Even though I didn’t like X-Men nearly as much on rewatch as I thought I would, this was by far the worst of the original three movies.

Conclusion

These three movies were important steps for bringing comic books movies to where they are today, but they achieved it by giving up a lot of what makes the comics fun. They made a habit of suppressing or drastically re-envisioning anything from the comics that felt too colorful or not grounded enough. The black leather costumes and the “yellow spandex” joke are the most obvious examples, but there are a lot of other changes in the movies that I attribute to this attitude. This is probably why Colossus isn’t Russian (Deadpool, which had a comedic tone, was allowed to go back on that), and it probably contributed to us losing Storm’s and Cyclops’s backstories, which are very comic booky and weird, but work because of how they help us understand them as characters. It’s definitely why the movies’ main plotlines could never go outside the “mutants as metaphor for oppressed groups” narrative.

Looking back, it seems like the semi-grounded, semi-dark tone this Fox X-Men trilogy established was adopted by other studios as the generic “superhero movie” feel.
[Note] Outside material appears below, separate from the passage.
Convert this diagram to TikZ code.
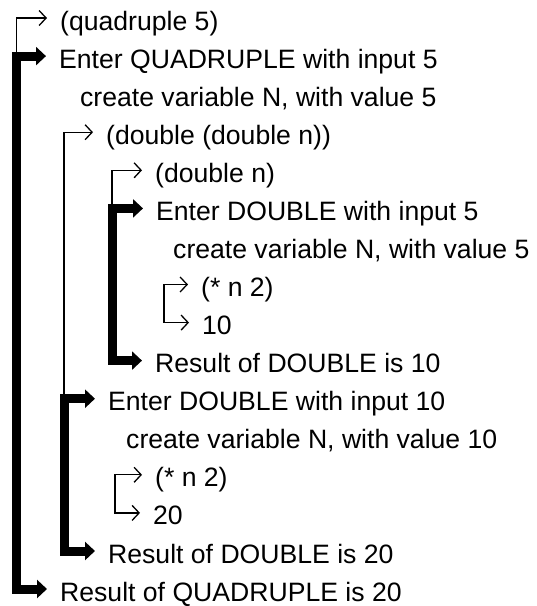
\documentclass[tikz,border=0pt]{standalone}
\usepackage{fontspec}
\setmainfont{Liberation Sans}
\usetikzlibrary{arrows.meta,calc}
\begin{document}
\begin{tikzpicture}[x=1pt,y=-1pt,
  lbl/.style={anchor=base west,inner sep=0pt,font=\fontsize{26.6}{30}\selectfont},
  callline/.style={line width=1.3pt,line join=miter},
  callarrow/.style={callline,-{Straight Barb[length=7pt,width=15pt]}},
  callpair/.style={callline,{Straight Barb[length=7pt,width=15pt]}-{Straight Barb[length=7pt,width=15pt]}},
  thickarrow/.style={line width=9pt,line join=miter,{Triangle[length=10pt,width=18pt]}-{Triangle[length=10pt,width=18pt]}}]
\useasboundingbox (0,0) rectangle (537,606);
% text lines (baseline = arrow level + 12)
\node[lbl] (t1)  at (60,30.0)  {(quadruple 5)};
\node[lbl] (t2)  at (59,68.1)  {Enter QUADRUPLE with input 5};
\node[lbl] (t3)  at (80,106.1) {create variable N, with value 5};
\node[lbl] (t4)  at (106,144.2) {(double (double n))};
\node[lbl] (t5)  at (155,182.3) {(double n)};
\node[lbl] (t6)  at (156,220.4) {Enter DOUBLE with input 5};
\node[lbl] (t7)  at (173,258.4) {create variable N, with value 5};
\node[lbl] (t8)  at (201,296.5) {(* n 2)};
\node[lbl] (t9)  at (202,334.6) {10};
\node[lbl] (t10) at (155,372.6) {Result of DOUBLE is 10};
\node[lbl] (t11) at (108,410.7) {Enter DOUBLE with input 10};
\node[lbl] (t12) at (126,448.8) {create variable N, with value 10};
\node[lbl] (t13) at (155,486.8) {(* n 2)};
\node[lbl] (t14) at (153,524.9) {20};
\node[lbl] (t15) at (108,563.0) {Result of DOUBLE is 20};
\node[lbl] (t16) at (60,601.0) {Result of QUADRUPLE is 20};
% arrow tips, just before each text
\foreach \i in {1,2,4,5,6,8,9,10,11,13,14,15,16}{
  \coordinate (a\i) at ($(t\i.base west)+(-13,-12)$);
}
% corners of the connectors
\coordinate (v1)  at (16.5,18.0);
\coordinate (v2)  at (16.5,56.1);
\coordinate (v16) at (16.5,589.0);
\coordinate (v4)  at (64,132.2);
\coordinate (v11) at (64,398.7);
\coordinate (v15) at (64,551.0);
\coordinate (v5)  at (112,170.3);
\coordinate (v6)  at (112,208.4);
\coordinate (v10) at (112,360.6);
\coordinate (v8)  at (164,284.5);
\coordinate (v9)  at (164,322.6);
\coordinate (v13) at (115,474.8);
\coordinate (v14) at (115,512.9);
% thin call connectors
\draw[callarrow] (v2) -- (v1) -- (a1);
\draw[callarrow] (v11) -- (v4) -- (a4);
\draw[callarrow] (v6) -- (v5) -- (a5);
\draw[callpair] (a8) -- (v8) -- (v9) -- (a9);
\draw[callpair] (a13) -- (v13) -- (v14) -- (a14);
% thick enter/result connectors
\draw[thickarrow] (a2) -- (v2) -- (v16) -- (a16);
\draw[thickarrow] (a6) -- (v6) -- (v10) -- (a10);
\draw[thickarrow] (a11) -- (v11) -- (v15) -- (a15);
\end{tikzpicture}
\end{document}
The Sony Spider-Man movies are a little more colorful, but they have a similar tone and similar mopey plot points. The Ang Lee Hulk movie, aside from its weird habit of splitting the screen into panels, also adopts this kind of ponderous tone. Even Iron Man feels like it’s transitioning between this tone and what the MCU would become; it’s a lot more colorful and fun and less mopey than any of these X-Men movies, but it’s still more grounded than what we would get even a few movies later with Thor and Captain America: The First Avenger. The trailer for Sony’s Venom movie was interesting because the tone looks less like the MCU or the DCEU and more like this generic early 2000’s grounded feel. That could turn out good, like X2, or not so good, like the other two, but it’s definitely different from what Marvel and DC are doing nowadays. (Personally I’m a bit of an optimist on Venom. It’s not something I’m hugely looking forward to, but it doesn’t look terrible so far.)

There is, however, one corner of the MCU that I’ve realized has a tone much closer to these early X-Men movies: the Netflix shows. Luke Cage is a little more stylish and colorful, but Daredevil and Jessica Jones feel like these movies with better dialogue, and Iron Fist could practically have been directed by Bryan Singer. That’s part of its problem, I think: like Captain America and Thor, there’s nothing about the character of Iron Fist that lends itself to being grounded. The show was constantly dancing around essential parts of Iron Fist’s backstory, like how he received his powers in a wrestling match with a dragon, that didn’t seem grounded enough. It was trying so hard to be Daredevil that it ignored the kind of gonzo grindhouse kung fu movie feel that could have made an Iron Fist show fun to watch, the way Luke Cage plays on blaxploitation film tropes.